6 comments for “It’s Time for Grand Junction to Invest in its Residents

  1. Judy coghill
    January 10, 2017 at 1:08 pm

    Yes this needs to be done ASAP for all residents young and old. Meeker has an awesome one and that town has a small population but is used by many. We loved going there on the days we came down to town from our Camp Host job on the White River.

  2. Connie Robbins-Brady
    January 10, 2017 at 7:56 am

    As a mental health counselor, I enthusiastically support a community recration center. I envision one large facility similar to those in other communities.
    We have a horrifyingly high suicide rate. Families, youth, adults and seniors are provided a much needed connection to natural supports when we have a center bringing us together.
    I would love to see space for art making activities included.

  3. Gordon Miller
    January 10, 2017 at 3:49 am

    Growing up our schools gymnasiums were used as recreation areas for the youth and adults alike.

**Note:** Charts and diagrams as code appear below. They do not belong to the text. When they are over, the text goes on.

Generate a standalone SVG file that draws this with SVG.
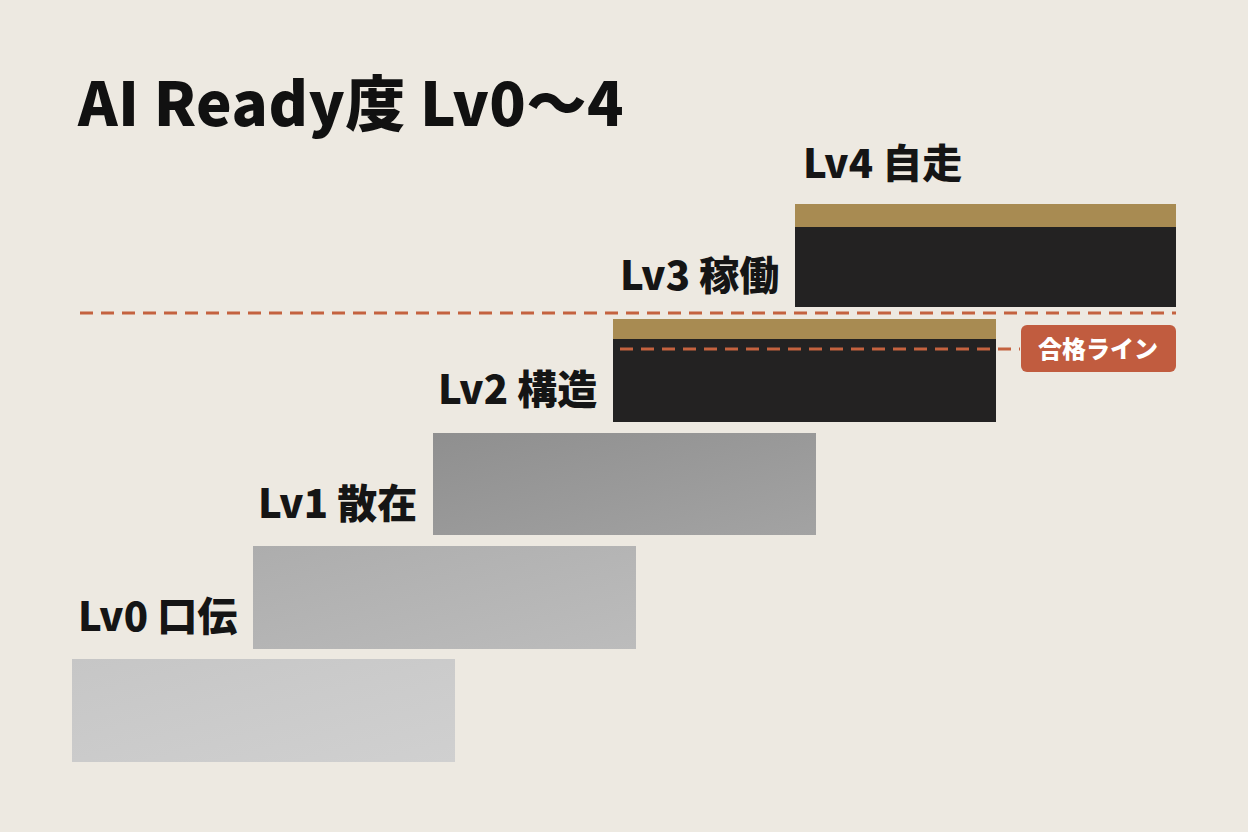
<svg xmlns="http://www.w3.org/2000/svg" width="1248" height="832" viewBox="0 0 1248 832">
<style>
.lbl{font-family:"Noto Sans CJK JP","Noto Sans",sans-serif;font-weight:900;font-size:40px;fill:#151515}
.gold{fill:#a88b52}
.dark{fill:#232222}
.dash{stroke:#c4623f;stroke-width:3;stroke-dasharray:13 8;fill:none}
</style>
<defs>
<linearGradient id="g2" x1="0" y1="0" x2="1" y2="1"><stop offset="0" stop-color="#8f8f8f"/><stop offset="1" stop-color="#a3a3a3"/></linearGradient>
<linearGradient id="g1" x1="0" y1="0" x2="1" y2="1"><stop offset="0" stop-color="#adadad"/><stop offset="1" stop-color="#bcbcbc"/></linearGradient>
<linearGradient id="g0" x1="0" y1="0" x2="1" y2="1"><stop offset="0" stop-color="#c6c6c6"/><stop offset="1" stop-color="#d0d0d0"/></linearGradient>
</defs>
<rect width="1248" height="832" fill="#ede9e1"/>
<text x="78" y="126" font-family="Noto Sans CJK JP,Noto Sans,sans-serif" font-weight="900" font-size="60" letter-spacing="0.5" fill="#111">AI Ready度 Lv0〜4</text>
<g id="lv0"><rect x="72" y="659" width="383" height="103" fill="url(#g0)"/><text class="lbl" x="78" y="631">Lv0 口伝</text></g>
<g id="lv1"><rect x="253" y="546" width="383" height="103" fill="url(#g1)"/><text class="lbl" x="258" y="518">Lv1 散在</text></g>
<g id="lv2"><rect x="433" y="433" width="383" height="102" fill="url(#g2)"/><text class="lbl" x="438" y="404">Lv2 構造</text></g>
<g id="lv3"><rect class="dark" x="613" y="319" width="383" height="103"/><rect class="gold" x="613" y="319" width="383" height="20"/><text class="lbl" x="620" y="290">Lv3 稼働</text></g>
<g id="lv4"><rect class="dark" x="795" y="204" width="381" height="103"/><rect class="gold" x="795" y="204" width="381" height="23"/><text class="lbl" x="803" y="178">Lv4 自走</text></g>
<g id="connectors">
<line class="dash" x1="80" y1="313" x2="1176" y2="313"/>
<line class="dash" x1="620" y1="349" x2="1020" y2="349"/>
</g>
<g id="badge"><rect x="1021" y="325" width="155" height="47" rx="6" fill="#c15c3f"/><text x="1098" y="358" text-anchor="middle" font-family="Noto Sans CJK JP,sans-serif" font-weight="900" font-size="24" fill="#fff">合格ライン</text></g>
</svg>
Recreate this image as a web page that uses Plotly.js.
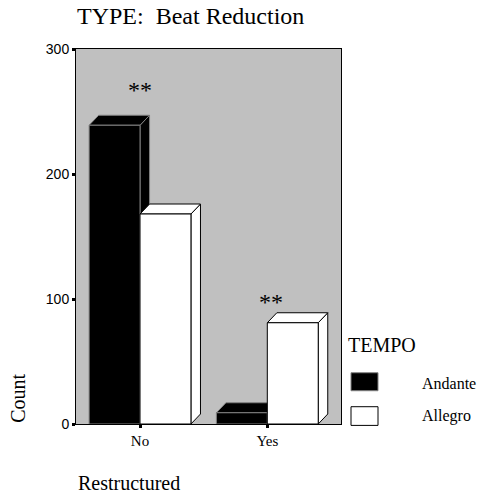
<!DOCTYPE html>
<html>
<head>
<meta charset="utf-8">
<script src="https://cdn.plot.ly/plotly-3.0.1.min.js"></script>
<style>html,body{margin:0;padding:0;background:#fff;}#chart{width:480px;height:497px;}</style>
</head>
<body>
<div id="chart"></div>
<script>
// ---- data ----
var categories = ['No', 'Yes'];
var seriesNames = ['Andante', 'Allegro'];
var andante = [239, 9];
var allegro = [168, 81];
var significance = ['**', '**'];
var legendTitle = 'TEMPO';
var chartTitle = 'TYPE:  Beat Reduction';
var xTitle = 'Restructured';
var yTitle = 'Count';
var yTicks = [0, 100, 200, 300];

// ---- layout geometry (pixels) ----
var W = 480, H = 497;
var L = 76, R = 341, T = 49, B = 424.3;
var pw = R - L, ph = B - T;
function px(x) { return (x - L) / pw; }
function py(y) { return (B - y) / ph; }

var barW = 0.4;
var dX = 0.075;   // depth in x units
var dY = 8;       // depth in y units

var styles = [
  {fill: '#000000', line: '#808080'},
  {fill: '#ffffff', line: '#000000'}
];
var values = [andante, allegro];
var offsets = [-barW, 0];

var traces = [];
for (var s = 0; s < values.length; s++) {
  for (var i = 0; i < categories.length; i++) {
    var v = values[s][i];
    var x0 = i + offsets[s], x1 = x0 + barW;
    var faces = [
      {x: [x1, x1 + dX, x1 + dX, x1, x1], y: [0, dY, v + dY, v, 0]},
      {x: [x0, x1, x1 + dX, x0 + dX, x0], y: [v, v, v + dY, v + dY, v]},
      {x: [x0, x1, x1, x0, x0], y: [0, 0, v, v, 0]}
    ];
    faces.forEach(function (f) {
      traces.push({
        type: 'scatter', mode: 'lines', x: f.x, y: f.y,
        fill: 'toself', fillcolor: styles[s].fill,
        line: {color: styles[s].line, width: 1},
        name: seriesNames[s], showlegend: false, hoverinfo: 'skip'
      });
    });
  }
}

var serif = 'Liberation Serif';
var sans = 'Liberation Sans';

var annotations = [
  {text: significance[0], x: 0, y: 267, xref: 'x', yref: 'y', showarrow: false,
   font: {family: serif, size: 24, color: '#000'}},
  {text: significance[1], x: 1.03, y: 98, xref: 'x', yref: 'y', showarrow: false,
   font: {family: serif, size: 24, color: '#000'}},
  {text: yTitle, x: px(18), y: py(399), xref: 'paper', yref: 'paper', textangle: -90,
   showarrow: false, xanchor: 'center', yanchor: 'middle', font: {family: serif, size: 20, color: '#000'}},
  {text: xTitle, x: px(76), y: py(483.3), xref: 'paper', yref: 'paper', showarrow: false,
   xanchor: 'left', yanchor: 'middle', font: {family: serif, size: 20, color: '#000'}},
  {text: legendTitle, x: px(346), y: py(345), xref: 'paper', yref: 'paper', showarrow: false,
   xanchor: 'left', yanchor: 'middle', font: {family: serif, size: 20, color: '#000'}},
  {text: seriesNames[0], x: px(420), y: py(384), xref: 'paper', yref: 'paper', showarrow: false,
   xanchor: 'left', yanchor: 'middle', font: {family: serif, size: 16, color: '#000'}},
  {text: seriesNames[1], x: px(420), y: py(416.7), xref: 'paper', yref: 'paper', showarrow: false,
   xanchor: 'left', yanchor: 'middle', font: {family: serif, size: 16, color: '#000'}}
];

var shapes = [
  {type: 'rect', xref: 'paper', yref: 'paper', x0: px(351), x1: px(378), y0: py(391), y1: py(373),
   fillcolor: styles[0].fill, line: {color: styles[0].line, width: 1}},
  {type: 'rect', xref: 'paper', yref: 'paper', x0: px(351), x1: px(378), y0: py(425.7), y1: py(407),
   fillcolor: styles[1].fill, line: {color: styles[1].line, width: 1}}
];

var layout = {
  width: W, height: H,
  font: {family: serif, color: '#000'},
  margin: {l: L, r: W - R, t: T, b: H - B, pad: 0},
  paper_bgcolor: '#ffffff',
  plot_bgcolor: '#c0c0c0',
  showlegend: false,
  title: {text: chartTitle, x: px(77), xref: 'paper', xanchor: 'left',
          y: 1 - 15.6 / H, yref: 'container', yanchor: 'middle',
          font: {family: serif, size: 24, color: '#000'}},
  xaxis: {
    range: [-0.503, 1.579], tickvals: [0, 1], ticktext: categories,
    showgrid: false, zeroline: false, showline: true, mirror: true,
    linecolor: '#000', linewidth: 1, ticks: 'outside', ticklen: 3, tickwidth: 3,
    tickcolor: '#000', tickfont: {family: serif, size: 15, color: '#000'}, fixedrange: true
  },
  yaxis: {
    range: [0, 300], tickvals: yTicks,
    showgrid: false, zeroline: false, showline: true, mirror: true,
    linecolor: '#000', linewidth: 1, ticks: 'outside', ticklen: 3, tickwidth: 3,
    tickcolor: '#000', tickfont: {family: sans, size: 14, color: '#000'}, fixedrange: true
  },
  annotations: annotations,
  shapes: shapes
};

Plotly.newPlot('chart', traces, layout, {displayModeBar: false, staticPlot: true});
</script>
</body>
</html>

Have the parks dept lease faculty to host recreation. That way they can fund staffing as well as liability issues.
    If GJ has a community College, tap that as a resource to be accessible to the public. This could be the base for future facility. State citizens help fund these institutions and the facilities should be more accessible to the public.

  4. January 9, 2017 at 8:51 pm

    A Rec Center for everyone in the Community, young, teens, mid age and old has been needed for decades. Exercise areas, classes, teams; pool activities, sauna and hot tubs for improving health overall and not available to most of the populous. Small business opportunities from babysitting, trainers to offering interesting classes in the arts and crafts. For teens there should be dances and counseling. For adults; classes in computers, bookkeeping and business. Seniors have specialized needs with nowhere now to go to. The possibilities are endless as the benefits.

  5. Suzi Shepherd
    January 9, 2017 at 2:48 pm

    Very well put Anne! I was looking forward to rehab at SMH Lifecenter Pool after my hip replacement, now no where to go unless I want to join a gym. I was asked to donate to Boys and Girls Club recently while shopping at Herberger’s, the sales person had no idea we had no Club in GJ. It is ridiculous that our City Council would not recognize what our community truly needs. Is there a few concert promoters on the council? There seems to be more focus on revenue.

    • Darby Sackett
      January 10, 2017 at 7:53 am

      Citizens begged the city council many years back to build a real convention center instead of spending millions on remodeling the turd we all know as Two Rivers Plaza. Now it seems it’s time to waste more money on a severely outdated facility. I guess once your in a rabbit hole you keep going down.

      There’s no doubt the city could use a rec center.